Compare that instinct to the instinct of a Putin, who would send the mother of a four year old boy to Siberia, separating mother from child, because the mother had the effrontery to sign a satiric song in a church.

When Mims was still at Sidwell, a group of seniors rose to read a parody of "The Night Before Christmas," at a Christmas assembly. Mims was not among this group, but he was at the assembly, where younger students and teachers listened, first with smiles, only to be scandalized  by the mildly racy lyrics recited by the cheeky seniors. The eleven seniors who took part in the reading were accused of "blasphemy" by the head of school, and threatened with expulsion, their dreams of matriculating at Harvard, Yale and Princeton threatened. Blasphemy, now that's quite a charge at a Quaker school, among the Society of Friends.  Even in this setting, a school which held weekly "meetings" where members of the community were encouraged to speak their mind, freedom of speech had its limits. 

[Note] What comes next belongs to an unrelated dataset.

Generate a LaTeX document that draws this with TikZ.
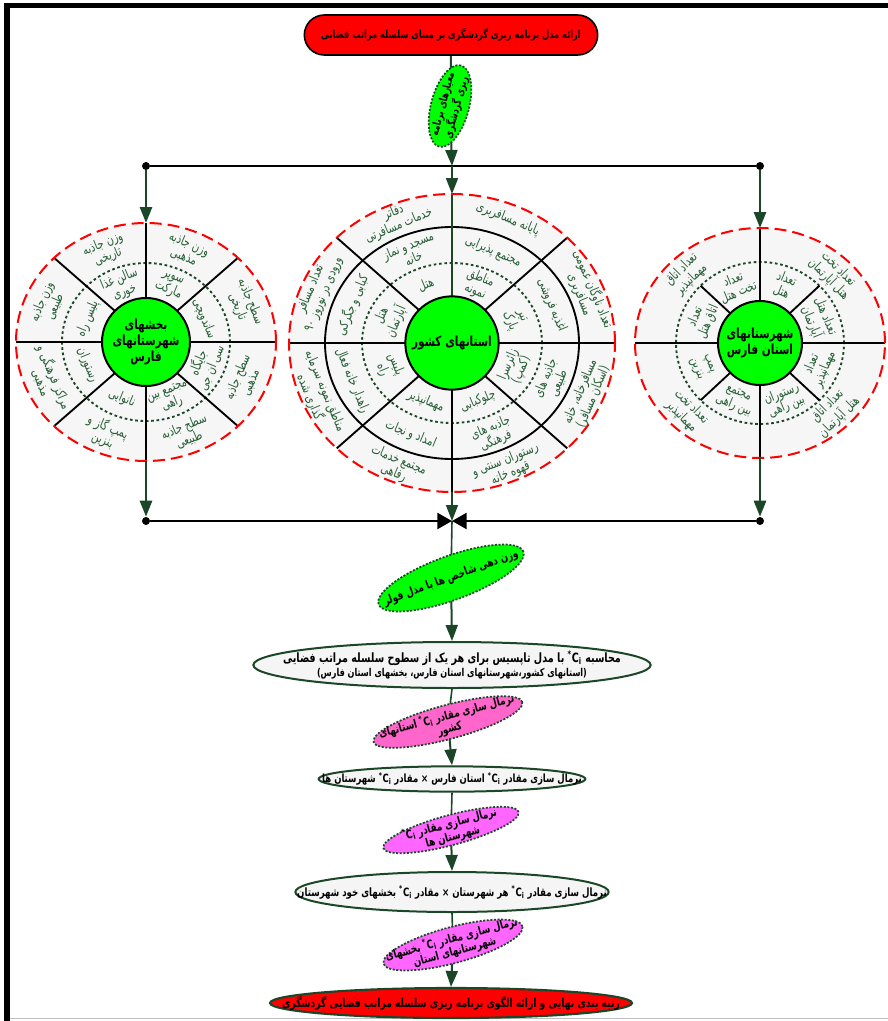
\documentclass[tikz,border=0pt]{standalone}
\usepackage{fontspec}
\usetikzlibrary{arrows.meta,shapes.geometric,calc,backgrounds}
\newfontfamily\arabicfont[Script=Arabic,FakeStretch=0.75]{DejaVu Sans}
\TeXXeTstate=1
\newcommand\fa[1]{{\arabicfont\beginR #1\endR}}
\newcommand\Ci{\beginL\textsuperscript{*}\textbf{C}\textsubscript{i}\endL}
\definecolor{dkgreen}{RGB}{28,70,40}
\definecolor{wtxt}{RGB}{40,95,55}
\definecolor{wheelgray}{RGB}{246,246,246}
\definecolor{ellgray}{RGB}{245,245,245}
\definecolor{pinkA}{RGB}{255,102,204}
\definecolor{pinkB}{RGB}{255,102,255}
\definecolor{lime}{RGB}{0,255,0}
\tikzset{
 conn/.style={draw=dkgreen, line width=1.5pt, -{Triangle[length=12pt,width=9pt]}},
 plainc/.style={draw=dkgreen, line width=1.2pt},
 hline/.style={draw=black, line width=2pt},
 bline/.style={draw=black, line width=1.8pt, -{Triangle[length=11pt,width=12pt]}},
 dot/.style={circle, fill=black, minimum size=6pt, inner sep=0pt},
 titlebox/.style={rectangle, rounded corners=15pt, fill=red, draw=black, line width=1.2pt, minimum width=220pt, minimum height=30pt, inner sep=0pt},
 greenell/.style={ellipse, fill=lime, draw=dkgreen, line width=1.3pt, dash pattern=on 1.5pt off 1.2pt, inner sep=0pt},
 whiteell/.style={ellipse, fill=ellgray, draw=dkgreen, line width=1.5pt, inner sep=0pt},
 pinkell/.style={ellipse, draw=dkgreen, line width=1.3pt, dash pattern=on 1.5pt off 1.2pt, inner sep=0pt},
 redell/.style={ellipse, fill=red, draw=dkgreen, line width=1.6pt, inner sep=0pt},
 ftxt/.style={font=\arabicfont\bfseries\fontsize{9}{10}\selectfont, align=center, inner sep=0pt},
 pinktxt/.style={ftxt, font=\arabicfont\bfseries\fontsize{8.8}{9.5}\selectfont},
 hub/.style={circle, fill=lime, draw=black, line width=1.5pt, inner sep=0pt, align=center, font=\arabicfont\bfseries\fontsize{10.5}{12}\selectfont},
 spoke/.style={draw=black, line width=1.4pt},
 ring/.style={draw=black, line width=1.4pt},
 ringdot/.style={draw=dkgreen, line width=1.4pt, dash pattern=on 2pt off 2pt},
 reddash/.style={draw=red, line width=1.5pt, dash pattern=on 9pt off 4.5pt},
 wtext/.style={text=wtxt, font=\arabicfont\fontsize{10}{10.5}\selectfont, align=center, inner sep=0pt},
}
\newcommand\wt[5]{%
 \pgfmathsetmacro\wrot{ifthenelse(#2<180,#2-90,#2+90)}%
 \node[wtext,rotate=\wrot] (#1) at (#2:#3 and #4) {#5};}
\begin{document}
\begin{tikzpicture}[x=0.75pt,y=-0.75pt]
\useasboundingbox (0,0) rectangle (888,1021);
% frame
\fill[black] (4,3) rectangle (888,8);
\fill[black] (4,3) rectangle (10,1021);
\draw[black!25, line width=0.8pt] (10,1018.5) -- (888,1018.5);

% title
\node[titlebox] (title) at (451,35) {};
\node[ftxt, font=\arabicfont\bfseries\fontsize{8.3}{9}\selectfont] (titleT) at (title.center) {\fa{ارائه مدل برنامه ریزی گردشگری بر مبنای سلسله مراتب فضایی}};

% criteria ellipse
\node[greenell, minimum width=63pt, minimum height=28.5pt, rotate=75] (crit) at (450,106) {};
\node[ftxt, rotate=75, font=\arabicfont\bfseries\fontsize{8.3}{8.8}\selectfont] (critT) at (crit.center) {\fa{معیارهای برنامه}\\\fa{ریزی گردشگری}};

% junctions
\node[dot] (dTL) at (146,166) {};
\node[dot] (dTR) at (760,166) {};
\coordinate (jTop) at (452,166);
\coordinate (wLtop) at (146,223);
\coordinate (wMtop) at (452,194);
\coordinate (wRtop) at (760,228);
\coordinate (wLbot) at (146,461);
\coordinate (wMbot) at (452,492);
\coordinate (wRbot) at (760,458);
\node[dot] (dBL) at (146,521) {};
\node[dot] (dBR) at (760,521) {};
\coordinate (jBot) at (452,521);

% ---------- left wheel
\begin{scope}[shift={(146,342)}, y=0.75pt]
 \fill[wheelgray] (0,0) ellipse [x radius=130, y radius=119];
 \draw[ringdot] (0,0) ellipse [x radius=84, y radius=79];
 \foreach \a in {0,45,...,315} \draw[spoke] (\a:44) -- (\a:130 and 119);
 \draw[reddash] (0,0) ellipse [x radius=130, y radius=119];
 \node[hub, minimum size=66pt] (hubL) at (0,0) {\fa{بخشهای}\\\fa{شهرستانهای}\\\fa{فارس}};
 \wt{Li1}{67.5}{63}{61}{\fa{سوپر}\\\fa{مارکت}}
 \wt{Li2}{112.5}{63}{61}{\fa{سالن غذا}\\\fa{خوری}}
 \wt{Li3}{157.5}{63}{61}{\fa{پلیس راه}}
 \wt{Li4}{202.5}{63}{61}{\fa{رستوران}}
 \wt{Li5}{247.5}{63}{61}{\fa{نانوایی}}
 \wt{Li6}{292.5}{63}{61}{\fa{مجتمع بین}\\\fa{راهی}}
 \wt{Li7}{337.5}{63}{61}{\fa{جایگاه}\\\fa{سی ان جی}}
 \wt{Li8}{22.5}{63}{61}{\fa{ساندویچی}}
 \wt{Lo1}{67.5}{106}{99}{\fa{وزن جاذبه}\\\fa{مذهبی}}
 \wt{Lo2}{112.5}{106}{99}{\fa{وزن جاذبه}\\\fa{تاریخی}}
 \wt{Lo3}{157.5}{106}{99}{\fa{وزن جاذبه}\\\fa{طبیعی}}
 \wt{Lo4}{202.5}{106}{99}{\fa{مراکز فرهنگی و}\\\fa{مذهبی}}
 \wt{Lo5}{247.5}{106}{99}{\fa{پمپ گاز و}\\\fa{بنزین}}
 \wt{Lo6}{292.5}{106}{99}{\fa{سطح جاذبه}\\\fa{طبیعی}}
 \wt{Lo7}{337.5}{106}{99}{\fa{سطح جاذبه}\\\fa{مذهبی}}
 \wt{Lo8}{22.5}{106}{99}{\fa{سطح جاذبه}\\\fa{تاریخی}}
\end{scope}

% ---------- middle wheel
\begin{scope}[shift={(452,343)}, y=0.75pt]
 \fill[wheelgray] (0,0) ellipse [x radius=163, y radius=149];
 \draw[ringdot] (0,0) ellipse [x radius=90, y radius=80];
 \draw[ring] (0,0) ellipse [x radius=127, y radius=116];
 \foreach \a in {0,45,135,180,225,270,315} \draw[spoke] (\a:46) -- (\a:163 and 149);
 \draw[spoke, draw=dkgreen] (90:46) -- (90:163 and 149);
 \draw[reddash] (0,0) ellipse [x radius=163, y radius=149];
 \node[hub, minimum size=70pt] (hubM) at (0,0) {\fa{استانهای کشور}};
 \wt{Mi1}{67.5}{68}{63}{\fa{مناطق}\\\fa{نمونه}}
 \wt{Mi2}{112.5}{68}{63}{\fa{هتل}}
 \wt{Mi3}{157.5}{68}{63}{\fa{هتل}\\\fa{آپارتمان}}
 \wt{Mi4}{202.5}{68}{63}{\fa{پلیس}\\\fa{راه}}
 \wt{Mi5}{247.5}{68}{63}{\fa{مهمانپذیر}}
 \wt{Mi6}{292.5}{68}{63}{\fa{چلوکبابی}}
 \wt{Mi7}{337.5}{68}{63}{\fa{زائرسرا}\\\fa{(کمپ)}}
 \wt{Mi8}{22.5}{68}{63}{\fa{تیر}\\\fa{پارک}}
 \wt{Mm1}{67.5}{108}{99}{\fa{مجتمع پذیرایی}}
 \wt{Mm2}{112.5}{108}{99}{\fa{مسجد و نماز}\\\fa{خانه}}
 \wt{Mm3}{157.5}{108}{99}{\fa{کبابی و جگرکی}}
 \wt{Mm4}{202.5}{108}{99}{\fa{راهدار خانه فعال}}
 \wt{Mm5}{247.5}{108}{99}{\fa{امداد و نجات}}
 \wt{Mm6}{292.5}{108}{99}{\fa{جاذبه های}\\\fa{فرهنگی}}
 \wt{Mm7}{337.5}{108}{99}{\fa{جاذبه های}\\\fa{طبیعی}}
 \wt{Mm8}{22.5}{108}{99}{\fa{اغذیه فروشی}}
 \wt{Mo1}{67.5}{146}{134}{\fa{پایانه مسافربری}}
 \wt{Mo2}{112.5}{146}{134}{\fa{دفاتر}\\\fa{خدمات مسافرتی}}
 \wt{Mo3}{157.5}{146}{134}{\fa{تعداد مسافر}\\\fa{ورودی در نوروز ۹۰}}
 \wt{Mo4}{202.5}{146}{134}{\fa{مناطق نمونه سرمایه}\\\fa{گذاری شده}}
 \wt{Mo5}{247.5}{146}{134}{\fa{مجتمع خدمات}\\\fa{رفاهی}}
 \wt{Mo6}{292.5}{146}{134}{\fa{رستوران سنتی و}\\\fa{قهوه خانه}}
 \wt{Mo7}{337.5}{146}{134}{\fa{مسافرخانه، خانه}\\\fa{(اسکان مسافر)}}
 \wt{Mo8}{22.5}{146}{134}{\fa{تعداد ناوگان عمومی}\\\fa{مسافربری}}
\end{scope}

% ---------- right wheel
\begin{scope}[shift={(760,343)}, y=0.75pt]
 \fill[wheelgray] (0,0) ellipse [x radius=125, y radius=115];
 \draw[ringdot] (0,0) ellipse [x radius=84, y radius=81];
 \foreach \a in {0,90,180,270} \draw[spoke] (\a:42) -- (\a:125 and 115);
 \foreach \a in {45,135,225,315} \draw[spoke] (\a:42) -- (\a:84 and 81);
 \draw[reddash] (0,0) ellipse [x radius=125, y radius=115];
 \node[hub, minimum size=63pt] (hubR) at (0,0) {\fa{شهرستانهای}\\\fa{استان فارس}};
 \wt{Ri1}{67.5}{63}{62}{\fa{تعداد}\\\fa{هتل}}
 \wt{Ri2}{112.5}{63}{62}{\fa{تعداد}\\\fa{تخت هتل}}
 \wt{Ri3}{157.5}{63}{62}{\fa{تعداد}\\\fa{اتاق هتل}}
 \wt{Ri4}{202.5}{63}{62}{\fa{پمپ}\\\fa{بنزین}}
 \wt{Ri5}{247.5}{63}{62}{\fa{مجتمع}\\\fa{بین راهی}}
 \wt{Ri6}{292.5}{63}{62}{\fa{رستوران}\\\fa{بین راهی}}
 \wt{Ri7}{337.5}{63}{62}{\fa{تعداد}\\\fa{مهمانپذیر}}
 \wt{Ri8}{22.5}{63}{62}{\fa{تعداد هتل}\\\fa{آپارتمان}}
 \wt{Ro1}{45}{104}{97}{\fa{تعداد تخت}\\\fa{هتل آپارتمان}}
 \wt{Ro2}{135}{104}{97}{\fa{تعداد اتاق}\\\fa{مهمانپذیر}}
 \wt{Ro3}{225}{104}{97}{\fa{تعداد تخت}\\\fa{مهمانپذیر}}
 \wt{Ro4}{315}{104}{97}{\fa{تعداد اتاق}\\\fa{هتل آپارتمان}}
\end{scope}

% ---------- lower flow
\node[greenell, minimum width=115.5pt, minimum height=33pt, rotate=20] (fuller) at (451,578) {};
\node[ftxt, rotate=20, font=\arabicfont\bfseries\fontsize{8.9}{10}\selectfont] (fullerT) at (fuller.center) {\fa{وزن دهی شاخص ها با مدل فولر}};

\node[whiteell, minimum width=298pt, minimum height=34.5pt] (calc) at (452,665) {};
\node[ftxt, font=\arabicfont\bfseries\fontsize{9.6}{11}\selectfont] (calcT) at (calc.center) {\fa{محاسبه \Ci{} با مدل تاپسیس برای هر یک از سطوح سلسله مراتب فضایی}\\[-1pt]{\fontsize{8.1}{9}\selectfont\fa{(استانهای کشور،شهرستانهای استان فارس، بخشهای استان فارس)}}};

\node[pinkell, fill=pinkA, minimum width=115.5pt, minimum height=25.5pt, rotate=15] (pink1) at (448,722) {};
\node[pinktxt, rotate=15] (pink1T) at (pink1.center) {\fa{نرمال سازی مقادر \Ci{} استانهای}\\\fa{کشور}};

\node[whiteell, minimum width=200pt, minimum height=19pt] (norm1) at (452,779) {};
\node[ftxt, font=\arabicfont\bfseries\fontsize{8.5}{9}\selectfont] (norm1T) at (norm1.center) {\fa{نرمال سازی مقادر \Ci{} استان فارس × مقادر \Ci{} شهرستان ها}};

\node[pinkell, fill=pinkB, minimum width=105pt, minimum height=22.5pt, rotate=15] (pink2) at (451,830) {};
\node[pinktxt, rotate=15] (pink2T) at (pink2.center) {\fa{نرمال سازی مقادر \Ci}\\\fa{شهرستان ها}};

\node[whiteell, minimum width=235pt, minimum height=30pt] (norm2) at (452,892) {};
\node[ftxt, font=\arabicfont\bfseries\fontsize{8.6}{9}\selectfont] (norm2T) at (norm2.center) {\fa{نرمال سازی مقادر \Ci{} هر شهرستان × مقادر \Ci{} بخشهای خود شهرستان}};

\node[pinkell, fill=pinkB, minimum width=108pt, minimum height=27pt, rotate=15] (pink3) at (453,945) {};
\node[pinktxt, rotate=15] (pink3T) at (pink3.center) {\fa{نرمال سازی مقادر \Ci{} بخشهای}\\\fa{شهرستانهای استان}};

\node[redell, minimum width=271.5pt, minimum height=22.5pt] (final) at (451,1003) {};
\node[ftxt, font=\arabicfont\bfseries\fontsize{9.2}{10}\selectfont] (finalT) at (final.center) {\fa{رتبه بندی نهایی و ارائه الگوی برنامه ریزی سلسله مراتب فضایی گردشگری}};

% ---------- connectors
\begin{scope}[on background layer]
 \draw[conn] (title.south) -- (crit.center) -- (jTop);
 \draw[plainc] (calc.south) -- (pink1.center);
 \draw[conn] (pink1.center) -- (norm1.north);
 \draw[plainc] (norm1.south) -- (pink2.center);
 \draw[conn] (pink2.center) -- (norm2.north);
 \draw[plainc] (norm2.south) -- (pink3.center);
 \draw[conn] (pink3.center) -- (final.north);
 \draw[plainc] (jBot) -- (fuller.center);
 \draw[conn] (fuller.center) -- (calc.north);
\end{scope}
\draw[hline] (dTL) -- (dTR);
\draw[conn] (jTop) -- (wMtop);
\draw[conn, line width=2pt] (dTL) -- (wLtop);
\draw[conn, line width=2pt] (dTR) -- (wRtop);
\draw[conn, line width=2pt] (wLbot) -- (dBL);
\draw[conn, line width=2pt] (wRbot) -- (dBR);
\draw[conn, line width=1.2pt] (wMbot) -- (jBot);
\draw[bline] (dBL) -- (jBot);
\draw[bline] (dBR) -- (jBot);
\end{tikzpicture}
\end{document}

The moral of this story is likely that the will of the powerful, whether his name is Mayor Bloomberg, or Vladimir Putin is a force found in most societies. In America, we like to think that inclination to crush the subversive under the authoritarian thumb is resisted and there are institutional, Constitutional mechanisms to resist it.
 In Russia, the only force comes down from above, and there are fewer countervailing forces.
In America, we think we have more protection from the authoritarian impulse--but our own Supreme Court failed to protect the young from that same abhorrence of insolence by the authority figure in the Bong Hits for Jesus case.  Our enjoyment of the freedom of speech is only as strong as our will to defend it.